The Weekly Q&A: Ask Way of Life™ Dog Training
Fearful Bichon Puppy

Fearful Bichon Puppy

Q: My wife and I got a Bichon puppy that’s four months old now. We’re both working from home but eventually we’ll have to go to the office and we need to train our dog to be fine with it. Also, it seems she’s scared of everything and everyone. We’re slowly trying to socialize her with more people and other dogs though it’s hard to take her for walks, as she’s scared and always wants to go back home. My wife and I work until 5:30 pm every day, we take breaks during the day to play with our puppy, but it doesn’t seem to be enough. 

A: Thank you for reaching out to us about your bichon puppy. Sorry to hear that you’ve been experiencing challenges with her. Dealing with fear issues such as those you describe is probably not what you were expecting when you brought her home.

Unfortunately, scenarios of puppies exhibiting fear and withdrawal are common. To best deal with this and any behavior, the Way of Life™ Method examines the dog’s life deeply and holistically in search of root causes. We know that dogs do what they do, not just because of breed, background, or other factors inherent in the dog, but because there are elements in the way of life, in their situation basically, causing them to behave as they do. 

Here’s the thing. Too often, we bring a new dog home and we include the dog in our home and family immediately. Meanwhile, dogs gain tremendous confidence being gradually, as opposed to quickly, included in their lives with us. Yet, people can’t integrate their new puppies or dogs fast enough. 

We also socialize our dogs with people and dogs beyond the household too quickly, without having a minimum of relationship foundations with our dogs. We’re obsessed with this idea of socialization, without a good understanding of why we socialize in the first place or how to go about socializing. 

The result is dogs reacting to things (fight) or wanting to withdraw from things (flight) – both are stress responses telling us we’ve done too much, too fast, and without enough bond with our dog to begin with.

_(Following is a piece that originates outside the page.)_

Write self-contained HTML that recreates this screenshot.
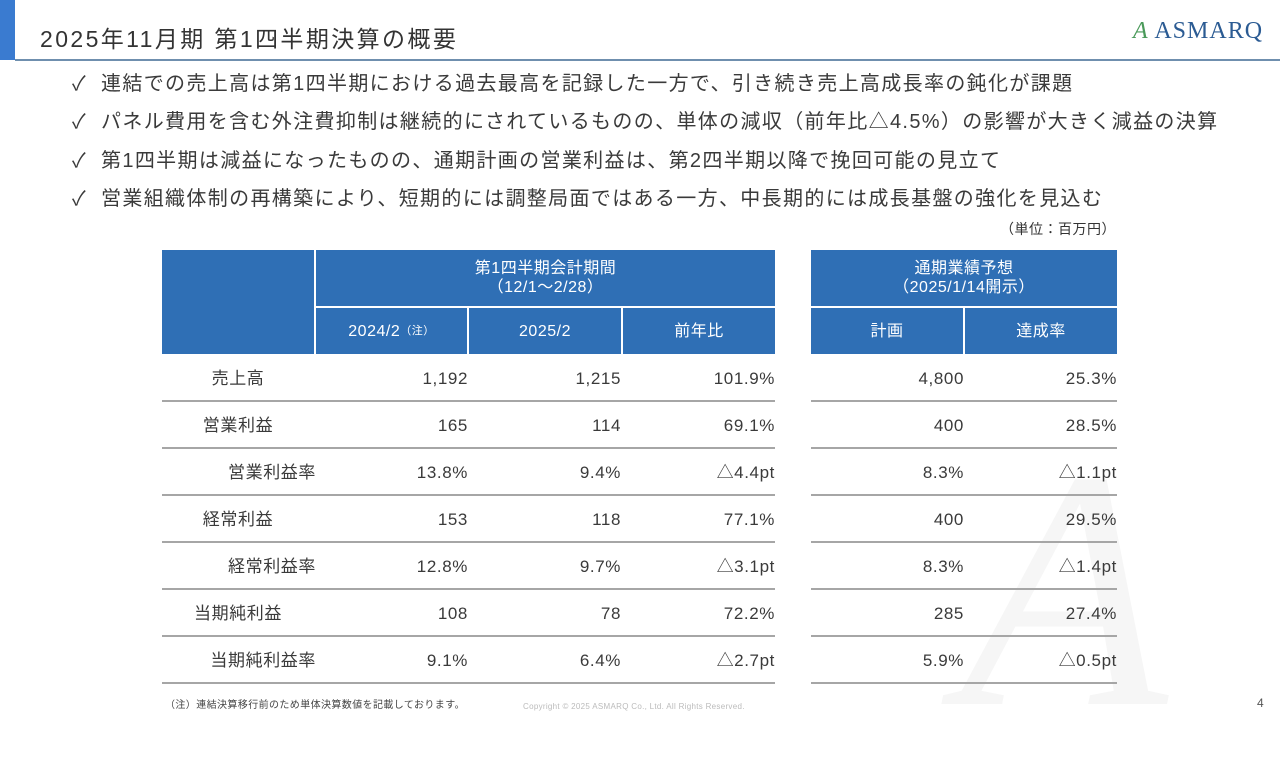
<!DOCTYPE html>
<html><head><meta charset="utf-8">
<style>
body{margin:0;width:1280px;height:720px;position:relative;overflow:hidden;background:#fff;font-family:"Liberation Sans","Noto Sans CJK JP",sans-serif;color:#333}
.a{position:absolute;white-space:nowrap}
.h{background:#2f6fb5;color:#fff;display:flex;align-items:center;justify-content:center;text-align:center;font-size:16px;line-height:19px;position:absolute;letter-spacing:0.5px}
.c{position:absolute;font-size:17px;text-align:right;height:47px;line-height:50px;letter-spacing:0.6px;color:#3a3a3a}
.line{position:absolute;height:2px;background:#a6a6a6}
.b{left:101px;font-size:20px;letter-spacing:1.35px;color:#3a3a3a}
.k{left:72px;font-size:20px;color:#3a3a3a}
</style></head><body>
<div class="a" style="left:960px;top:420px;font:italic 340px 'Liberation Serif',serif;color:#f6f6f6;line-height:340px">A</div>
<div class="a" style="left:0;top:0;width:15px;height:60px;background:#3a7bd0"></div>
<div class="a" style="left:40px;top:20px;font-size:23px;letter-spacing:2.4px;color:#333">2025年11月期 第1四半期決算の概要</div>
<div class="a" style="left:15px;top:59px;width:1265px;height:2px;background:#6f8fae"></div>
<div class="a" style="left:1133px;top:18px;font:24px 'Liberation Serif',serif;color:#2b5b93;letter-spacing:1px"><span style="color:#4a9a5a;font-style:italic">A</span> ASMARQ</div>
<div>
<div class="a k" style="top:67px">✓</div>
<div class="a b" style="top:67px">連結での売上高は第1四半期における過去最高を記録した一方で、引き続き売上高成長率の鈍化が課題</div>
<div class="a k" style="top:105px">✓</div>
<div class="a b" style="top:105px">パネル費用を含む外注費抑制は継続的にされているものの、単体の減収（前年比△4.5%）の影響が大きく減益の決算</div>
<div class="a k" style="top:144px">✓</div>
<div class="a b" style="top:144px">第1四半期は減益になったものの、通期計画の営業利益は、第2四半期以降で挽回可能の見立て</div>
<div class="a k" style="top:182px">✓</div>
<div class="a b" style="top:182px">営業組織体制の再構築により、短期的には調整局面ではある一方、中長期的には成長基盤の強化を見込む</div>
</div>
<div class="a" style="left:1000px;top:219px;font-size:14px;letter-spacing:0.5px">（単位：百万円）</div>

<div class="h" style="left:162px;top:250px;width:152px;height:104px"></div>
<div class="h" style="left:316px;top:250px;width:459px;height:56px">第1四半期会計期間<br>（12/1～2/28）</div>
<div class="h" style="left:316px;top:308px;width:151px;height:46px">2024/2<span style="font-size:11px">（注）</span></div>
<div class="h" style="left:469px;top:308px;width:152px;height:46px">2025/2</div>
<div class="h" style="left:623px;top:308px;width:152px;height:46px">前年比</div>
<div class="h" style="left:811px;top:250px;width:306px;height:56px">通期業績予想<br>（2025/1/14開示）</div>
<div class="h" style="left:811px;top:308px;width:152px;height:46px">計画</div>
<div class="h" style="left:965px;top:308px;width:152px;height:46px">達成率</div>
<div id="tbl"></div>

<div class="a" style="left:165px;top:696px;font-size:10px;color:#444;letter-spacing:0.4px">（注）連結決算移行前のため単体決算数値を記載しております。</div>
<div class="a" style="left:523px;top:702px;font-size:8px;color:#bbb;letter-spacing:0.3px">Copyright © 2025 ASMARQ Co., Ltd. All Rights Reserved.</div>
<div class="a" style="left:1257px;top:696px;font-size:12px;color:#555">4</div>
<script>
const labels=["売上高","営業利益","営業利益率","経常利益","経常利益率","当期純利益","当期純利益率"];
const isRatio=[false,false,true,false,true,false,true];
const col2024=["1,192","165","13.8%","153","12.8%","108","9.1%"];
const col2025=["1,215","114","9.4%","118","9.7%","78","6.4%"];
const colYoy=["101.9%","69.1%","△4.4pt","77.1%","△3.1pt","72.2%","△2.7pt"];
const colPlan=["4,800","400","8.3%","400","8.3%","285","5.9%"];
const colAch=["25.3%","28.5%","△1.1pt","29.5%","△1.4pt","27.4%","△0.5pt"];
const t=document.getElementById('tbl');
function cell(txt,right,top,name){const d=document.createElement('div');d.className='c';d.style.left=(right-150)+'px';d.style.width='150px';d.style.top=top+'px';d.textContent=txt;


t.appendChild(d);}
labels.forEach((l,i)=>{const top=354+i*47;
const d=document.createElement('div');d.className='c';d.textContent=l;d.style.top=top+'px';
if(isRatio[i]){d.style.left='166px';d.style.width='150px';}else{d.style.left='163px';d.style.width='150px';d.style.textAlign='center';}


t.appendChild(d);
cell(col2024[i],468,top,'value-2024');cell(col2025[i],621,top,'value-2025');cell(colYoy[i],775,top,'value-yoy');
cell(colPlan[i],964,top,'value-plan');cell(colAch[i],1117,top,'value-achievement');
const l1=document.createElement('div');l1.className='line';l1.style.left='162px';l1.style.width='613px';l1.style.top=(top+46)+'px';


t.appendChild(l1);
const l2=document.createElement('div');l2.className='line';l2.style.left='811px';l2.style.width='306px';l2.style.top=(top+46)+'px';


t.appendChild(l2);});
</script>
</body></html>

In our approach, socialization follows in stages and it does not start with meeting new people and dogs. Rather, it begins with basic socialization between you and your dog on your property and in quiet places. 

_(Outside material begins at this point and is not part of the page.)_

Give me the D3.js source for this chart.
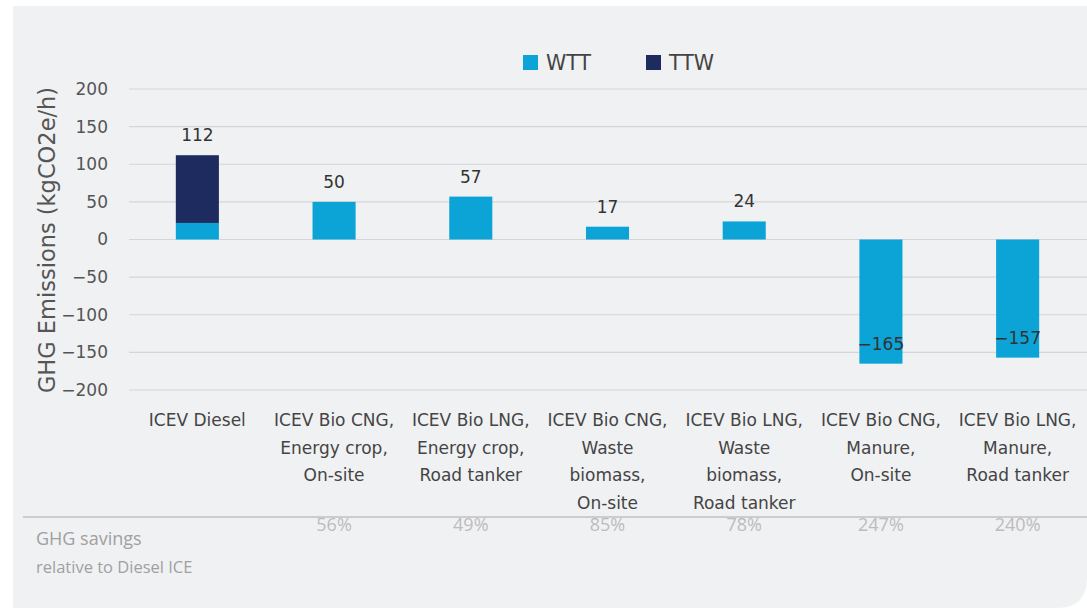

In these early stages, we have the dog on a predictable schedule, with time apart from us and contained, and time with us. By doing things gradually, you will boost your dog with the kind of confidence she needs to not only go out in the world but to also sustain being alone at home when you’re back at the office. You will be amazed what it does for a dog to be provided with simplicity, structure, and a little patience to come around.